Questions rush through my mind, but of all of them one persists…insistent on an answer. Why? Why? Why? A blogger had managed to collect pictures of many of the people that had been on board that flight when it crashed. Why him? I wondered as I saw the picture of Adeleke Oluwadamilere, a fourth-year student of Bowen University. Why her? Uche Alasi, a young flight attendant who graduated from Feddy around the same time as I did. Why them? Fatoku Anjola, a young mother who was traveling with two of her children…the entire Anyene family – parents and four children.

Why like this? Death is one thing, but this kind of tragic death is another thing entirely – something horrible, sad, heartbreaking, and scary. Very scary. It’s scary to think that the people on that flight woke up that day just like I did. They made plans for their day and set out to accomplish them….just like I did. They planned a short trip from Abuja to Lagos, got on a plane for a one-hour flight and ended up going on an unplanned trip into eternity. It’s scary because they were people just like me. Real people with families, dreams, hopes and fears – just like me. Real people with unresolved issues, who laughed, cried, prayed and played. Real people with real families who are still devastated by their loss, even as many of us have moved on. It’s scary because it happened to them – and it could happen to me, to any of us.

Questions again…more questions. What’s the point? What’s the point of it all – the hustle, the stress, all the hard work – if it’ll be snatched away in an instant? What is the point, I ask again. There are more questions than answers.

Things like this can be earth-shattering and can throw one off course.
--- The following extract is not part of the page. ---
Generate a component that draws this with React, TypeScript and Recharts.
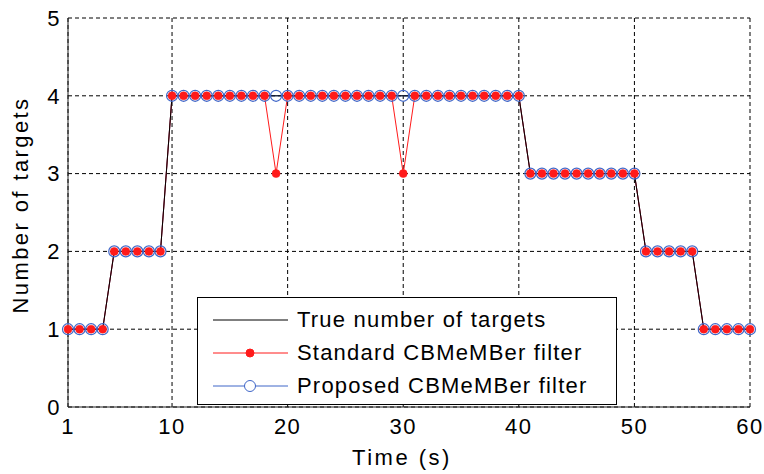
import React from 'react';
import {
  CartesianGrid,
  Legend,
  Line,
  LineChart,
  XAxis,
  YAxis,
} from 'recharts';

// data
const TIME = [
  1, 2, 3, 4, 5, 6, 7, 8, 9, 10,
  11, 12, 13, 14, 15, 16, 17, 18, 19, 20,
  21, 22, 23, 24, 25, 26, 27, 28, 29, 30,
  31, 32, 33, 34, 35, 36, 37, 38, 39, 40,
  41, 42, 43, 44, 45, 46, 47, 48, 49, 50,
  51, 52, 53, 54, 55, 56, 57, 58, 59, 60,
];

const TRUE_COUNT = [
  1, 1, 1, 1, 2, 2, 2, 2, 2, 4,
  4, 4, 4, 4, 4, 4, 4, 4, 4, 4,
  4, 4, 4, 4, 4, 4, 4, 4, 4, 4,
  4, 4, 4, 4, 4, 4, 4, 4, 4, 4,
  3, 3, 3, 3, 3, 3, 3, 3, 3, 3,
  2, 2, 2, 2, 2, 1, 1, 1, 1, 1,
];

const STANDARD_COUNT = [
  1, 1, 1, 1, 2, 2, 2, 2, 2, 4,
  4, 4, 4, 4, 4, 4, 4, 4, 3, 4,
  4, 4, 4, 4, 4, 4, 4, 4, 4, 3,
  4, 4, 4, 4, 4, 4, 4, 4, 4, 4,
  3, 3, 3, 3, 3, 3, 3, 3, 3, 3,
  2, 2, 2, 2, 2, 1, 1, 1, 1, 1,
];

const PROPOSED_COUNT = [
  1, 1, 1, 1, 2, 2, 2, 2, 2, 4,
  4, 4, 4, 4, 4, 4, 4, 4, 4, 4,
  4, 4, 4, 4, 4, 4, 4, 4, 4, 4,
  4, 4, 4, 4, 4, 4, 4, 4, 4, 4,
  3, 3, 3, 3, 3, 3, 3, 3, 3, 3,
  2, 2, 2, 2, 2, 1, 1, 1, 1, 1,
];

const X_TICKS = [1, 10, 20, 30, 40, 50, 60];
const Y_TICKS = [0, 1, 2, 3, 4, 5];

const LEGEND_LABELS = [
  'True number of targets',
  'Standard CBMeMBer filter',
  'Proposed CBMeMBer filter',
];

const RED = '#ff1a1a';
const BLUE = '#3f66c8';
const FONT = '"Liberation Sans", Arial, sans-serif';

const data = TIME.map((t, i) => ({
  t,
  truth: TRUE_COUNT[i],
  standard: STANDARD_COUNT[i],
  proposed: PROPOSED_COUNT[i],
}));

const LegendBox = () => {
  const rows = [22, 55, 88];
  return (
    <div
      style={{
        width: 420,
        height: 108,
        boxSizing: 'border-box',
        border: '1px solid #000',
        background: '#fff',
      }}
    >
      <svg width={418} height={106} style={{ display: 'block' }}>
        {/* true */}
        <line x1={15} x2={90} y1={rows[0]} y2={rows[0]} stroke="#000" />
        {/* standard */}
        <line x1={15} x2={90} y1={rows[1]} y2={rows[1]} stroke={RED} />
        <circle cx={52} cy={rows[1]} r={4} fill={RED} stroke={RED} />
        {/* proposed */}
        <line x1={15} x2={90} y1={rows[2]} y2={rows[2]} stroke={BLUE} />
        <circle cx={52} cy={rows[2]} r={5.5} fill="#fff" stroke={BLUE} />
        {LEGEND_LABELS.map((label, i) => (
          <text
            key={label}
            x={99}
            y={rows[i] + 7}
            fontSize={22}
            fill="#000"
            style={{ letterSpacing: '1.2px' }}
          >
            {label}
          </text>
        ))}
      </svg>
    </div>
  );
};

const XLabel = (props: any) => {
  const { viewBox } = props;
  return (
    <text
      x={viewBox.x + viewBox.width / 2 - 7}
      y={465}
      textAnchor="middle"
      fontSize={22}
      fill="#000"
      style={{ letterSpacing: '2.5px' }}
    >
      Time (s)
    </text>
  );
};

const YLabel = () => (
  <text
    x={28}
    y={205}
    transform="rotate(-90, 28, 205)"
    textAnchor="middle"
    fontSize={22}
    fill="#000"
    style={{ letterSpacing: '2.4px' }}
  >
    Number of targets
  </text>
);

export default function App() {
  return (
    <div
      style={{
        position: 'absolute',
        left: 0,
        top: 0,
        fontFamily: FONT,
        letterSpacing: '1.5px',
        background: '#fff',
      }}
    >
      <LineChart
        width={764}
        height={474}
        data={data}
        margin={{ top: 18, right: 14, bottom: 7, left: 8 }}
      >
        <CartesianGrid stroke="#000" strokeDasharray="4 3" />
        <XAxis
          dataKey="t"
          type="number"
          domain={[1, 60]}
          ticks={X_TICKS}
          interval={0}
          height={60}
          tickSize={0}
          tickMargin={11}
          axisLine={{ stroke: '#222' }}
          tick={{ fontSize: 22, fill: '#000' }}
          label={<XLabel />}
        />
        <XAxis
          xAxisId="top"
          orientation="top"
          dataKey="t"
          type="number"
          domain={[1, 60]}
          height={0}
          tick={false}
          tickLine={false}
          axisLine={{ stroke: '#444', strokeWidth: 1.5 }}
        />
        <YAxis
          type="number"
          domain={[0, 5]}
          ticks={Y_TICKS}
          interval={0}
          width={60}
          tickSize={0}
          tickMargin={7}
          axisLine={{ stroke: '#222' }}
          tick={{ fontSize: 22, fill: '#000' }}
          label={<YLabel />}
        />
        <YAxis
          yAxisId="right"
          orientation="right"
          type="number"
          domain={[0, 5]}
          width={0}
          tick={false}
          tickLine={false}
          axisLine={{ stroke: '#222' }}
        />
        <Legend
          layout="horizontal"
          verticalAlign="middle"
          align="center"
          width={420}
          height={108}
          wrapperStyle={{ left: 197, top: 297, width: 420, height: 108 }}
          content={() => <LegendBox />}
        />
        <Line
          dataKey="proposed"
          name={LEGEND_LABELS[2]}
          type="linear"
          stroke={BLUE}
          strokeWidth={1}
          dot={{ r: 5.5, fill: 'none', stroke: BLUE, strokeWidth: 1.2 }}
          isAnimationActive={false}
        />
        <Line
          dataKey="standard"
          name={LEGEND_LABELS[1]}
          type="linear"
          stroke={RED}
          strokeWidth={1}
          dot={{ r: 4, fill: RED, stroke: RED, strokeWidth: 0.5 }}
          isAnimationActive={false}
        />
        <Line
          dataKey="truth"
          name={LEGEND_LABELS[0]}
          type="linear"
          stroke="#000"
          strokeWidth={1}
          dot={false}
          isAnimationActive={false}
        />
      </LineChart>
    </div>
  );
}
What’s there to hold onto when nothing makes sense? How can you find safe anchor when the seas are so rough that your ship is broken up by the waves?

(Sigh). So many questions…not as many answers. But, I’m grateful that I can hold onto Someone who has all the answers. Someday, I too will fully understand why. Until then, I can only keep living, keep being, keep trying… and keep reminding myself that this life is but one short stop on the long journey to our final destination.

The 153 people on that flight (and the others on the ground) are more than just a statistic…more than just a number. Let’s remember them and continue to pray for their families.